## Problem requirements
Retype each line of the material exactly, please, skipping any picture in it.

## Data provided
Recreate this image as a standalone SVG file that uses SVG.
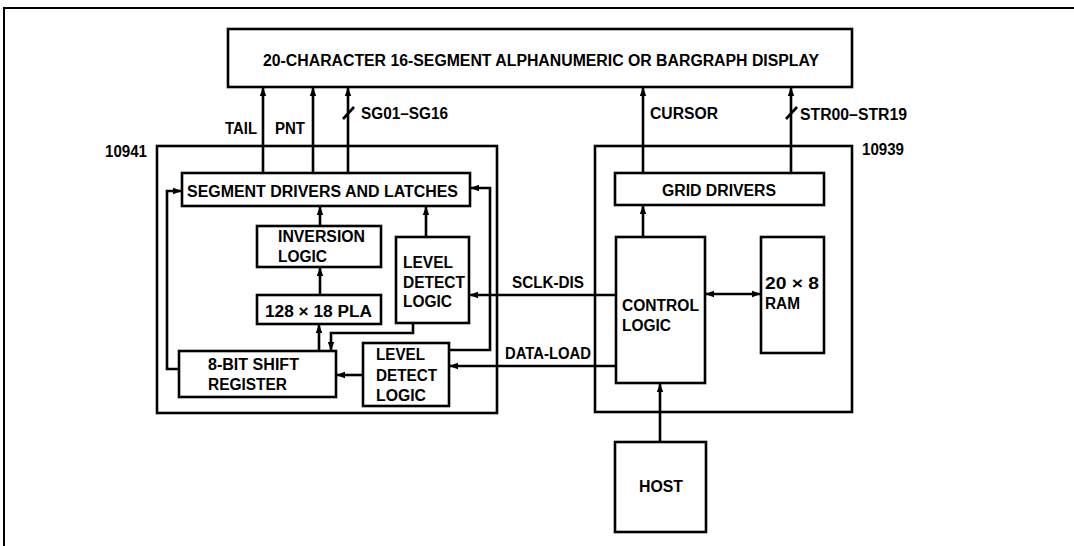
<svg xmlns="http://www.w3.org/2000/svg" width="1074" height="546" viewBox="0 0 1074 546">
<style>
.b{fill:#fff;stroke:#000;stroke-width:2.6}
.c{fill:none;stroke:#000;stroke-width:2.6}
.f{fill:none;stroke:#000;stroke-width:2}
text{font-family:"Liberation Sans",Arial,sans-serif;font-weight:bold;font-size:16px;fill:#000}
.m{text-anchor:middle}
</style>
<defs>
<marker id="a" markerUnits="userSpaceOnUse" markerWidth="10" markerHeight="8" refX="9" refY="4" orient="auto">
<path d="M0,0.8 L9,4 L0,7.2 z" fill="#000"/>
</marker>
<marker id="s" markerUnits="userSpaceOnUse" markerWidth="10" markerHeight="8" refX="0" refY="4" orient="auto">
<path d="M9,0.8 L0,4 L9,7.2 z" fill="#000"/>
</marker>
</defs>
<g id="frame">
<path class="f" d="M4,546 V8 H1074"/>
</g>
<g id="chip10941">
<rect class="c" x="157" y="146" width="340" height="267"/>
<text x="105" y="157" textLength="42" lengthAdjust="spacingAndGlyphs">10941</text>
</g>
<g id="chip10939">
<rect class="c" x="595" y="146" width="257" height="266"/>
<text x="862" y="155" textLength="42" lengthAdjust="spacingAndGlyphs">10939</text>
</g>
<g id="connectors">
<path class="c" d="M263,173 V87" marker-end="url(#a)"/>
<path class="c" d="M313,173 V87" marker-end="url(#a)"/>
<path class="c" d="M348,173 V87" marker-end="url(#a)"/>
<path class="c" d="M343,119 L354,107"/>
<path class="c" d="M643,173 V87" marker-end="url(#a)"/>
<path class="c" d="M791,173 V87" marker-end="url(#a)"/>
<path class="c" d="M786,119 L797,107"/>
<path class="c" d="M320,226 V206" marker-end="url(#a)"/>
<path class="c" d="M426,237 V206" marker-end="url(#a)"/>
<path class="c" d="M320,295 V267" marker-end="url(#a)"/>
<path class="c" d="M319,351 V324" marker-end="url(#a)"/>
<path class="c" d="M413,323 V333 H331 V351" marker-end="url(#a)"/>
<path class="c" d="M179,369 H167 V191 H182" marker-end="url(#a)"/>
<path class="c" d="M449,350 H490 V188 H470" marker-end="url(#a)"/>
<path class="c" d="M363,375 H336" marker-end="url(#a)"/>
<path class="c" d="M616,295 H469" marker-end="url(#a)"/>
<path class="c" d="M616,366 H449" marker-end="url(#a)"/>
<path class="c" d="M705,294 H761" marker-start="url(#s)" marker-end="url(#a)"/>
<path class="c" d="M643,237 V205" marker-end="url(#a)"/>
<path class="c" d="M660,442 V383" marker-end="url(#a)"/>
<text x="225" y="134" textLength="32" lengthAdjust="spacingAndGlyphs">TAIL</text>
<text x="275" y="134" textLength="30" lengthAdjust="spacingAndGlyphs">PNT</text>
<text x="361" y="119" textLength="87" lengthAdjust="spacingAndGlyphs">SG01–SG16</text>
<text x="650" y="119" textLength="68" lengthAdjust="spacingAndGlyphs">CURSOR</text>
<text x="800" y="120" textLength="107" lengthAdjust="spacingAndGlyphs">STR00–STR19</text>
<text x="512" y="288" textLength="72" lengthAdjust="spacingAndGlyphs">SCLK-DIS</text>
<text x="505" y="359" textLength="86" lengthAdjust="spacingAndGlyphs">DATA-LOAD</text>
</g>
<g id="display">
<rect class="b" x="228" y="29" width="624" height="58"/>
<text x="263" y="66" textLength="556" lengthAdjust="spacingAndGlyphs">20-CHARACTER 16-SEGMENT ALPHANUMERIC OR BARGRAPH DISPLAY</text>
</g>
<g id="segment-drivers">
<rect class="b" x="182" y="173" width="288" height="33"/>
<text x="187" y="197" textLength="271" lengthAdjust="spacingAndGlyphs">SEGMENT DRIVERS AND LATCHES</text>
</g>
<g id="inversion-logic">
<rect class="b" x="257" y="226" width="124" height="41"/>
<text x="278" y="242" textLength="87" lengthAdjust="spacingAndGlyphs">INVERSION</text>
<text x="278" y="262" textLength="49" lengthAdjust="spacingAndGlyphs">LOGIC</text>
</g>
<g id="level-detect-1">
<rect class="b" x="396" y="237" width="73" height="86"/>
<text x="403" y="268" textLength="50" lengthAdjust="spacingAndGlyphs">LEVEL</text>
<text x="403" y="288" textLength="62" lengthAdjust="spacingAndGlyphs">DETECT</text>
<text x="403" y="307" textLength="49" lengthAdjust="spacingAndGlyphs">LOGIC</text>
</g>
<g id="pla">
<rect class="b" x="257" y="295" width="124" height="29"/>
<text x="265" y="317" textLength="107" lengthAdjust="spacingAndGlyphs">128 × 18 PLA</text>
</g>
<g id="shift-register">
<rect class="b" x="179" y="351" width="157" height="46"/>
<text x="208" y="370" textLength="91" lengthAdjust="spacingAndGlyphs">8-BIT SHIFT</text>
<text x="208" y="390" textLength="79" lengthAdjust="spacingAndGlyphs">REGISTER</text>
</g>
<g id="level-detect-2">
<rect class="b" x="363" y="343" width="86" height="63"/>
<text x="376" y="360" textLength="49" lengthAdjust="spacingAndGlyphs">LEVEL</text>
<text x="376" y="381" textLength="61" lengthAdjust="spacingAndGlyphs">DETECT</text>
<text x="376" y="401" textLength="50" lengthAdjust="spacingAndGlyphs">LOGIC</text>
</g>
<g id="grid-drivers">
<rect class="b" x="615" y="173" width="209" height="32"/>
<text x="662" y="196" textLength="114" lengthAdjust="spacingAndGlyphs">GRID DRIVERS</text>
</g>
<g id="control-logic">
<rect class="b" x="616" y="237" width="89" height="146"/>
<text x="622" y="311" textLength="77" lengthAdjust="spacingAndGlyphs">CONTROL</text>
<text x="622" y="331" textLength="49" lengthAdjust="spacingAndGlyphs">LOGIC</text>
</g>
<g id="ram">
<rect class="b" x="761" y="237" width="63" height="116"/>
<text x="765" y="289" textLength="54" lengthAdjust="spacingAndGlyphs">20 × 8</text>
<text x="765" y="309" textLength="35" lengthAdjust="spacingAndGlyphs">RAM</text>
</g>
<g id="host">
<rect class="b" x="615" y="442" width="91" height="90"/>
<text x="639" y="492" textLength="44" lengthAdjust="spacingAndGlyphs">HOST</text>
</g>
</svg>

## The solution
Recreate this image as a standalone SVG file that uses SVG.
<svg xmlns="http://www.w3.org/2000/svg" width="1074" height="546" viewBox="0 0 1074 546">
<style>
.b{fill:#fff;stroke:#000;stroke-width:2.6}
.c{fill:none;stroke:#000;stroke-width:2.6}
.f{fill:none;stroke:#000;stroke-width:2}
text{font-family:"Liberation Sans",Arial,sans-serif;font-weight:bold;font-size:16px;fill:#000}
.m{text-anchor:middle}
</style>
<defs>
<marker id="a" markerUnits="userSpaceOnUse" markerWidth="10" markerHeight="8" refX="9" refY="4" orient="auto">
<path d="M0,0.8 L9,4 L0,7.2 z" fill="#000"/>
</marker>
<marker id="s" markerUnits="userSpaceOnUse" markerWidth="10" markerHeight="8" refX="0" refY="4" orient="auto">
<path d="M9,0.8 L0,4 L9,7.2 z" fill="#000"/>
</marker>
</defs>
<g id="frame">
<path class="f" d="M4,546 V8 H1074"/>
</g>
<g id="chip10941">
<rect class="c" x="157" y="146" width="340" height="267"/>
<text x="105" y="157" textLength="42" lengthAdjust="spacingAndGlyphs">10941</text>
</g>
<g id="chip10939">
<rect class="c" x="595" y="146" width="257" height="266"/>
<text x="862" y="155" textLength="42" lengthAdjust="spacingAndGlyphs">10939</text>
</g>
<g id="connectors">
<path class="c" d="M263,173 V87" marker-end="url(#a)"/>
<path class="c" d="M313,173 V87" marker-end="url(#a)"/>
<path class="c" d="M348,173 V87" marker-end="url(#a)"/>
<path class="c" d="M343,119 L354,107"/>
<path class="c" d="M643,173 V87" marker-end="url(#a)"/>
<path class="c" d="M791,173 V87" marker-end="url(#a)"/>
<path class="c" d="M786,119 L797,107"/>
<path class="c" d="M320,226 V206" marker-end="url(#a)"/>
<path class="c" d="M426,237 V206" marker-end="url(#a)"/>
<path class="c" d="M320,295 V267" marker-end="url(#a)"/>
<path class="c" d="M319,351 V324" marker-end="url(#a)"/>
<path class="c" d="M413,323 V333 H331 V351" marker-end="url(#a)"/>
<path class="c" d="M179,369 H167 V191 H182" marker-end="url(#a)"/>
<path class="c" d="M449,350 H490 V188 H470" marker-end="url(#a)"/>
<path class="c" d="M363,375 H336" marker-end="url(#a)"/>
<path class="c" d="M616,295 H469" marker-end="url(#a)"/>
<path class="c" d="M616,366 H449" marker-end="url(#a)"/>
<path class="c" d="M705,294 H761" marker-start="url(#s)" marker-end="url(#a)"/>
<path class="c" d="M643,237 V205" marker-end="url(#a)"/>
<path class="c" d="M660,442 V383" marker-end="url(#a)"/>
<text x="225" y="134" textLength="32" lengthAdjust="spacingAndGlyphs">TAIL</text>
<text x="275" y="134" textLength="30" lengthAdjust="spacingAndGlyphs">PNT</text>
<text x="361" y="119" textLength="87" lengthAdjust="spacingAndGlyphs">SG01–SG16</text>
<text x="650" y="119" textLength="68" lengthAdjust="spacingAndGlyphs">CURSOR</text>
<text x="800" y="120" textLength="107" lengthAdjust="spacingAndGlyphs">STR00–STR19</text>
<text x="512" y="288" textLength="72" lengthAdjust="spacingAndGlyphs">SCLK-DIS</text>
<text x="505" y="359" textLength="86" lengthAdjust="spacingAndGlyphs">DATA-LOAD</text>
</g>
<g id="display">
<rect class="b" x="228" y="29" width="624" height="58"/>
<text x="263" y="66" textLength="556" lengthAdjust="spacingAndGlyphs">20-CHARACTER 16-SEGMENT ALPHANUMERIC OR BARGRAPH DISPLAY</text>
</g>
<g id="segment-drivers">
<rect class="b" x="182" y="173" width="288" height="33"/>
<text x="187" y="197" textLength="271" lengthAdjust="spacingAndGlyphs">SEGMENT DRIVERS AND LATCHES</text>
</g>
<g id="inversion-logic">
<rect class="b" x="257" y="226" width="124" height="41"/>
<text x="278" y="242" textLength="87" lengthAdjust="spacingAndGlyphs">INVERSION</text>
<text x="278" y="262" textLength="49" lengthAdjust="spacingAndGlyphs">LOGIC</text>
</g>
<g id="level-detect-1">
<rect class="b" x="396" y="237" width="73" height="86"/>
<text x="403" y="268" textLength="50" lengthAdjust="spacingAndGlyphs">LEVEL</text>
<text x="403" y="288" textLength="62" lengthAdjust="spacingAndGlyphs">DETECT</text>
<text x="403" y="307" textLength="49" lengthAdjust="spacingAndGlyphs">LOGIC</text>
</g>
<g id="pla">
<rect class="b" x="257" y="295" width="124" height="29"/>
<text x="265" y="317" textLength="107" lengthAdjust="spacingAndGlyphs">128 × 18 PLA</text>
</g>
<g id="shift-register">
<rect class="b" x="179" y="351" width="157" height="46"/>
<text x="208" y="370" textLength="91" lengthAdjust="spacingAndGlyphs">8-BIT SHIFT</text>
<text x="208" y="390" textLength="79" lengthAdjust="spacingAndGlyphs">REGISTER</text>
</g>
<g id="level-detect-2">
<rect class="b" x="363" y="343" width="86" height="63"/>
<text x="376" y="360" textLength="49" lengthAdjust="spacingAndGlyphs">LEVEL</text>
<text x="376" y="381" textLength="61" lengthAdjust="spacingAndGlyphs">DETECT</text>
<text x="376" y="401" textLength="50" lengthAdjust="spacingAndGlyphs">LOGIC</text>
</g>
<g id="grid-drivers">
<rect class="b" x="615" y="173" width="209" height="32"/>
<text x="662" y="196" textLength="114" lengthAdjust="spacingAndGlyphs">GRID DRIVERS</text>
</g>
<g id="control-logic">
<rect class="b" x="616" y="237" width="89" height="146"/>
<text x="622" y="311" textLength="77" lengthAdjust="spacingAndGlyphs">CONTROL</text>
<text x="622" y="331" textLength="49" lengthAdjust="spacingAndGlyphs">LOGIC</text>
</g>
<g id="ram">
<rect class="b" x="761" y="237" width="63" height="116"/>
<text x="765" y="289" textLength="54" lengthAdjust="spacingAndGlyphs">20 × 8</text>
<text x="765" y="309" textLength="35" lengthAdjust="spacingAndGlyphs">RAM</text>
</g>
<g id="host">
<rect class="b" x="615" y="442" width="91" height="90"/>
<text x="639" y="492" textLength="44" lengthAdjust="spacingAndGlyphs">HOST</text>
</g>
</svg>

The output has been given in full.